- Source data
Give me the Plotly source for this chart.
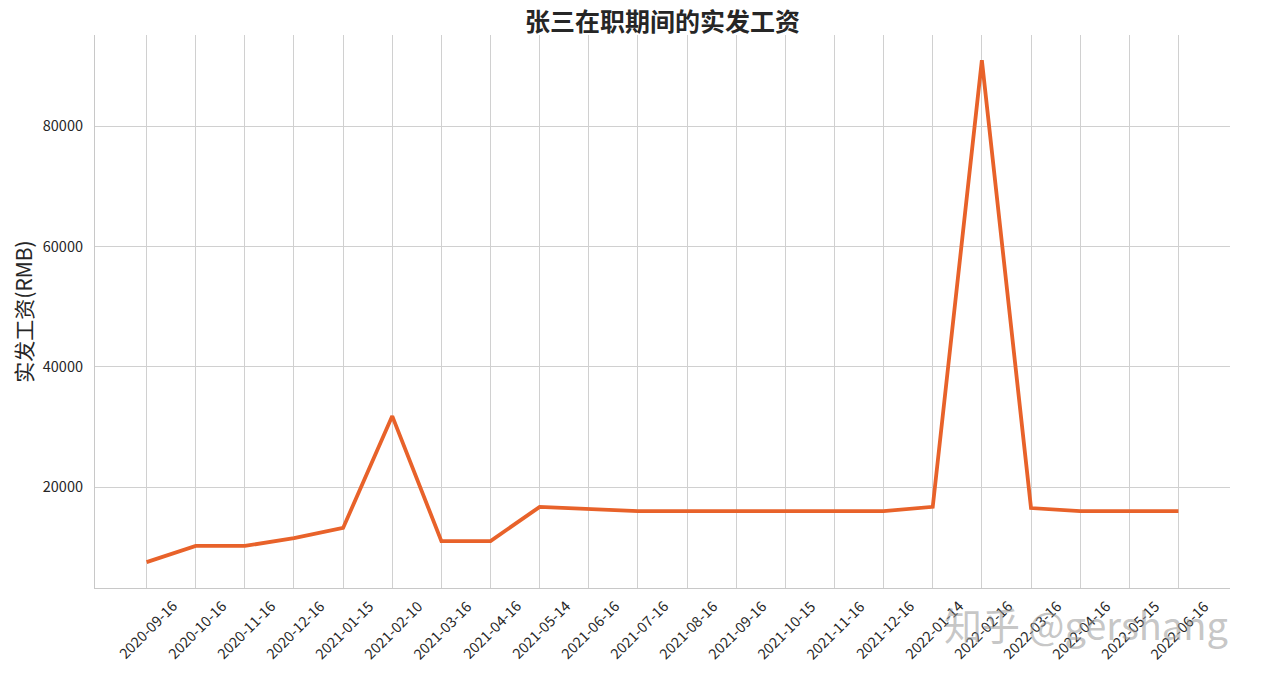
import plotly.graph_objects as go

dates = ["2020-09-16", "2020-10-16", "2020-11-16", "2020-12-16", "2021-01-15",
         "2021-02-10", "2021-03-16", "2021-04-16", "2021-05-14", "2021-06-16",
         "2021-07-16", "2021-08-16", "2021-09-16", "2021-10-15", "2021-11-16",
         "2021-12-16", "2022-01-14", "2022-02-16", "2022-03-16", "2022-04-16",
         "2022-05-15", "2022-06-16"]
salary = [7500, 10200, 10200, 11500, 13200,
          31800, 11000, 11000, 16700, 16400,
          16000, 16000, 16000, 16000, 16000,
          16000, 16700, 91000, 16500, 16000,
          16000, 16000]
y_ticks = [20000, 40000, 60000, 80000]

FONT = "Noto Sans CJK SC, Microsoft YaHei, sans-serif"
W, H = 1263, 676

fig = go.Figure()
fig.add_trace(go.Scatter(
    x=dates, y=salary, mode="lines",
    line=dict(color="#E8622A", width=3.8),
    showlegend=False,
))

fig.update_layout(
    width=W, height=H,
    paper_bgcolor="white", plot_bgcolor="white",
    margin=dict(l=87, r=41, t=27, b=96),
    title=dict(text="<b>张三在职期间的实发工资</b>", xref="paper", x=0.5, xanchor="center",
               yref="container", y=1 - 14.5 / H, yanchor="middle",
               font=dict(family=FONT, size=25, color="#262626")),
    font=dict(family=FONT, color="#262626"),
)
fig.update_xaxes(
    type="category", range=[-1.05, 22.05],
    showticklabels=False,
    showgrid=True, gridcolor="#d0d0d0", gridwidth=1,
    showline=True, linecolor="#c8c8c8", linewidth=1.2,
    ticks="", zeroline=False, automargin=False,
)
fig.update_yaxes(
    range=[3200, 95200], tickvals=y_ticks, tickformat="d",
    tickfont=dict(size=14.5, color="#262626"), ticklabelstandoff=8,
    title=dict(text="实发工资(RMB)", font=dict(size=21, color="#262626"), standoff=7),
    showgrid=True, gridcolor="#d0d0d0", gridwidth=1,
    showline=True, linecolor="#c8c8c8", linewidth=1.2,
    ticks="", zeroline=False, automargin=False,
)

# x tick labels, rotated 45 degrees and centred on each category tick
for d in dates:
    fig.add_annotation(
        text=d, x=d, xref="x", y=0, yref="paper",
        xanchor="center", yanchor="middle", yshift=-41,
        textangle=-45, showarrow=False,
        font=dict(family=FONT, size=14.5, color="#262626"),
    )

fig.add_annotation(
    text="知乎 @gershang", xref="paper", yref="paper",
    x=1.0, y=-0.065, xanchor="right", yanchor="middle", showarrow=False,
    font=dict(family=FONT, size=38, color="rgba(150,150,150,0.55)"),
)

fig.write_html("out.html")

- What is expected
Omit the pictures, and quote the material above exactly as given.

- Solution to this exercise
Give me the Plotly source for this chart.
import plotly.graph_objects as go

dates = ["2020-09-16", "2020-10-16", "2020-11-16", "2020-12-16", "2021-01-15",
         "2021-02-10", "2021-03-16", "2021-04-16", "2021-05-14", "2021-06-16",
         "2021-07-16", "2021-08-16", "2021-09-16", "2021-10-15", "2021-11-16",
         "2021-12-16", "2022-01-14", "2022-02-16", "2022-03-16", "2022-04-16",
         "2022-05-15", "2022-06-16"]
salary = [7500, 10200, 10200, 11500, 13200,
          31800, 11000, 11000, 16700, 16400,
          16000, 16000, 16000, 16000, 16000,
          16000, 16700, 91000, 16500, 16000,
          16000, 16000]
y_ticks = [20000, 40000, 60000, 80000]

FONT = "Noto Sans CJK SC, Microsoft YaHei, sans-serif"
W, H = 1263, 676

fig = go.Figure()
fig.add_trace(go.Scatter(
    x=dates, y=salary, mode="lines",
    line=dict(color="#E8622A", width=3.8),
    showlegend=False,
))

fig.update_layout(
    width=W, height=H,
    paper_bgcolor="white", plot_bgcolor="white",
    margin=dict(l=87, r=41, t=27, b=96),
    title=dict(text="<b>张三在职期间的实发工资</b>", xref="paper", x=0.5, xanchor="center",
               yref="container", y=1 - 14.5 / H, yanchor="middle",
               font=dict(family=FONT, size=25, color="#262626")),
    font=dict(family=FONT, color="#262626"),
)
fig.update_xaxes(
    type="category", range=[-1.05, 22.05],
    showticklabels=False,
    showgrid=True, gridcolor="#d0d0d0", gridwidth=1,
    showline=True, linecolor="#c8c8c8", linewidth=1.2,
    ticks="", zeroline=False, automargin=False,
)
fig.update_yaxes(
    range=[3200, 95200], tickvals=y_ticks, tickformat="d",
    tickfont=dict(size=14.5, color="#262626"), ticklabelstandoff=8,
    title=dict(text="实发工资(RMB)", font=dict(size=21, color="#262626"), standoff=7),
    showgrid=True, gridcolor="#d0d0d0", gridwidth=1,
    showline=True, linecolor="#c8c8c8", linewidth=1.2,
    ticks="", zeroline=False, automargin=False,
)

# x tick labels, rotated 45 degrees and centred on each category tick
for d in dates:
    fig.add_annotation(
        text=d, x=d, xref="x", y=0, yref="paper",
        xanchor="center", yanchor="middle", yshift=-41,
        textangle=-45, showarrow=False,
        font=dict(family=FONT, size=14.5, color="#262626"),
    )

fig.add_annotation(
    text="知乎 @gershang", xref="paper", yref="paper",
    x=1.0, y=-0.065, xanchor="right", yanchor="middle", showarrow=False,
    font=dict(family=FONT, size=38, color="rgba(150,150,150,0.55)"),
)

fig.write_html("out.html")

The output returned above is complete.